**Source data:**
◇ ◇ ◇ ◇ ◇ ◇ ◇

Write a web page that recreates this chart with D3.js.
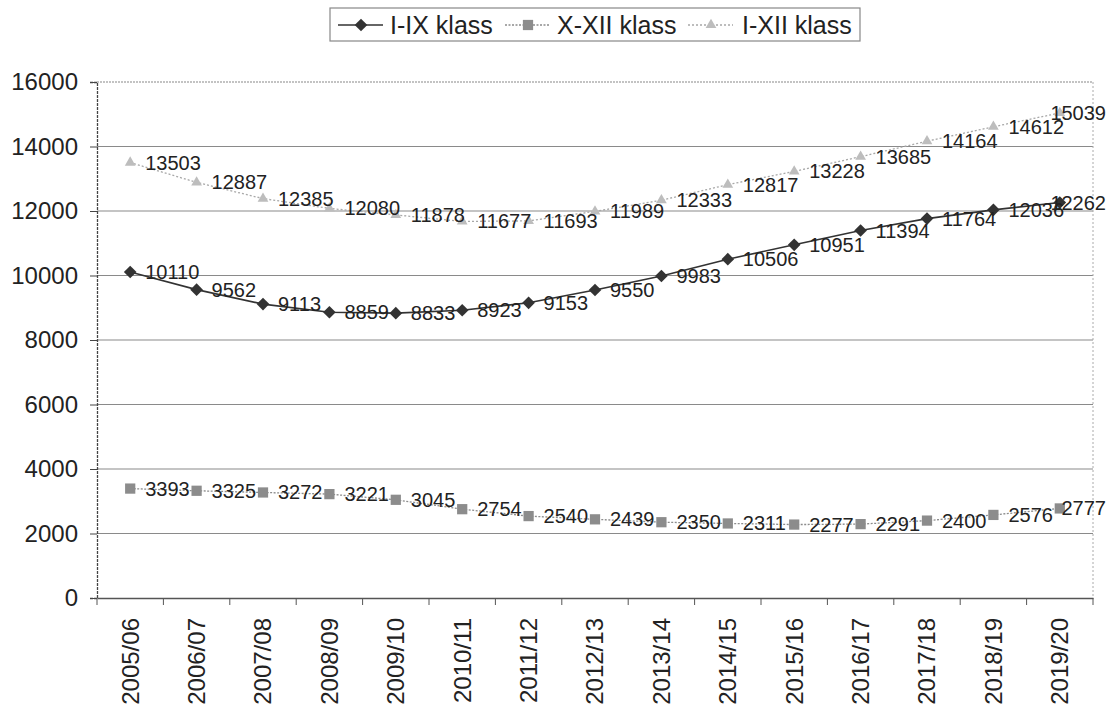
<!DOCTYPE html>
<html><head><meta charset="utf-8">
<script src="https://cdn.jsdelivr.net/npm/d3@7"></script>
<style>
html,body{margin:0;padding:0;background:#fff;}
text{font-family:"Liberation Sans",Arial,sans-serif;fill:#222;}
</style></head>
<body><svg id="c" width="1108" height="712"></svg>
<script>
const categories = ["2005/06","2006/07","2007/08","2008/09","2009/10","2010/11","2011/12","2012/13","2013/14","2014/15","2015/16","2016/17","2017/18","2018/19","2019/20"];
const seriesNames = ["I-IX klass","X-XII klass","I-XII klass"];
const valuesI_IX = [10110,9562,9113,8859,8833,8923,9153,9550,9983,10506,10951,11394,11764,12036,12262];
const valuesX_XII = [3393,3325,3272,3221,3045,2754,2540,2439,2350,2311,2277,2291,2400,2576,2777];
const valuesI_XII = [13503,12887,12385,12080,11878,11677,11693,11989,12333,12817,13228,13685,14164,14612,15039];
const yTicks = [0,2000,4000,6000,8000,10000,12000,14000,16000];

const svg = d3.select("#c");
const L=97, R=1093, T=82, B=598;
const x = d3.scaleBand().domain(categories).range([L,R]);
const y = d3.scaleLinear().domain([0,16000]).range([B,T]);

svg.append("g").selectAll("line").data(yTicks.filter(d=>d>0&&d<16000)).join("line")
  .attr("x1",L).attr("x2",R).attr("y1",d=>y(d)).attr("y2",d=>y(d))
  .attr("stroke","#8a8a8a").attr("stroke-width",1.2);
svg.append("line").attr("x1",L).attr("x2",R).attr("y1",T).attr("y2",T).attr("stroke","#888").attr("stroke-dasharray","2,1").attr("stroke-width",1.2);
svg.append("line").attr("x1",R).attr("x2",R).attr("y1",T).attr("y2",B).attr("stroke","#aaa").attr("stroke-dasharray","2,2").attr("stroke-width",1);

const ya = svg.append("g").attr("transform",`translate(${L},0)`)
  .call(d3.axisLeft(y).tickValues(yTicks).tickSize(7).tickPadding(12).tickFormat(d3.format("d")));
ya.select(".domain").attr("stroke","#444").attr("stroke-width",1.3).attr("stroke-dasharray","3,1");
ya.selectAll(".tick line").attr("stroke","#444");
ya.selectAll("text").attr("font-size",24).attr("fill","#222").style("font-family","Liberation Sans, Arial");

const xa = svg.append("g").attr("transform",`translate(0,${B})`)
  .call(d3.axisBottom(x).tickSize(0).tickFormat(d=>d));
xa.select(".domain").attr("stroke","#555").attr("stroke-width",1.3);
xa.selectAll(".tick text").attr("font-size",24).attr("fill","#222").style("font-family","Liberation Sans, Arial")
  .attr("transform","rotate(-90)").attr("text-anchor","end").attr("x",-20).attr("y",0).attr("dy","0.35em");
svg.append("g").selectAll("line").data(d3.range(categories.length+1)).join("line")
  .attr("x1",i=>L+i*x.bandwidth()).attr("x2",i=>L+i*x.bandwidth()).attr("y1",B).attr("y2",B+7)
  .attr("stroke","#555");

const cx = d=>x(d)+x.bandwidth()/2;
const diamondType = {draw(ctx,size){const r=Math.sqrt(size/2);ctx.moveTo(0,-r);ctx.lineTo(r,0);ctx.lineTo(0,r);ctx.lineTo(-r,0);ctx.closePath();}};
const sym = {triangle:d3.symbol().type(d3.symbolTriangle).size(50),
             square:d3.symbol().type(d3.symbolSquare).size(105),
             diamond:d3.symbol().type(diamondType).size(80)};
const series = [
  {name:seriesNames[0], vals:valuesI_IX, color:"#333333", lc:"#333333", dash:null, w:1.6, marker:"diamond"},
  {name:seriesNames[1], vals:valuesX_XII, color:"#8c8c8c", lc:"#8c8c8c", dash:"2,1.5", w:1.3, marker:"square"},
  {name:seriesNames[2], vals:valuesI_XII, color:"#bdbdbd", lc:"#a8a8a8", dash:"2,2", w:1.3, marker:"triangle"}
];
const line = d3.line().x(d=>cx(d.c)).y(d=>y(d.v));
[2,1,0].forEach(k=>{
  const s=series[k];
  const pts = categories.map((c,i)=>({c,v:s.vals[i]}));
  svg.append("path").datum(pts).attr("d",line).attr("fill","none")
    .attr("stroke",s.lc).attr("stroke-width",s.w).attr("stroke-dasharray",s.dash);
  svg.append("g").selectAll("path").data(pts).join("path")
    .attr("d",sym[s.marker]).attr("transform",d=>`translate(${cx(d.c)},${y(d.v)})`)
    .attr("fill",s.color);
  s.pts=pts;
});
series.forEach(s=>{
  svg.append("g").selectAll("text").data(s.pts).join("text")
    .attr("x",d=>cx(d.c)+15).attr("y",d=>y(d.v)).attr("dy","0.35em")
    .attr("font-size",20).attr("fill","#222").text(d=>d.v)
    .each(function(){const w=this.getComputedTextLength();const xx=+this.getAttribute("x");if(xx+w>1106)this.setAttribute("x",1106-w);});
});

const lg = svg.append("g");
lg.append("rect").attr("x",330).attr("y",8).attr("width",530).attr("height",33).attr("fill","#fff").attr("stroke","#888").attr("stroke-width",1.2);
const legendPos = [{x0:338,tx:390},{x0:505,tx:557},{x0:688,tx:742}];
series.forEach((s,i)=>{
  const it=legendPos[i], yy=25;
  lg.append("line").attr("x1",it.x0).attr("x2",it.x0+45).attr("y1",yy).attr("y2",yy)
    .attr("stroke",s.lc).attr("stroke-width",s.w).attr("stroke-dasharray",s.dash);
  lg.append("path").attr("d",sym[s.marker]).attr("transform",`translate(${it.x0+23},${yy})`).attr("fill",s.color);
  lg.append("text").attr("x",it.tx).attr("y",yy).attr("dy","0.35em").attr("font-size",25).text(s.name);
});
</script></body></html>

◇ ◇ ◇ ◇ ◇ ◇ ◇

**What you have to do:**
Only lines with the string "this" belong in your answer; copy each one.

**Solution below:**
Write a web page that recreates this chart with D3.js.
    .each(function(){const w=this.getComputedTextLength();const xx=+this.getAttribute("x");if(xx+w>1106)this.setAttribute("x",1106-w);});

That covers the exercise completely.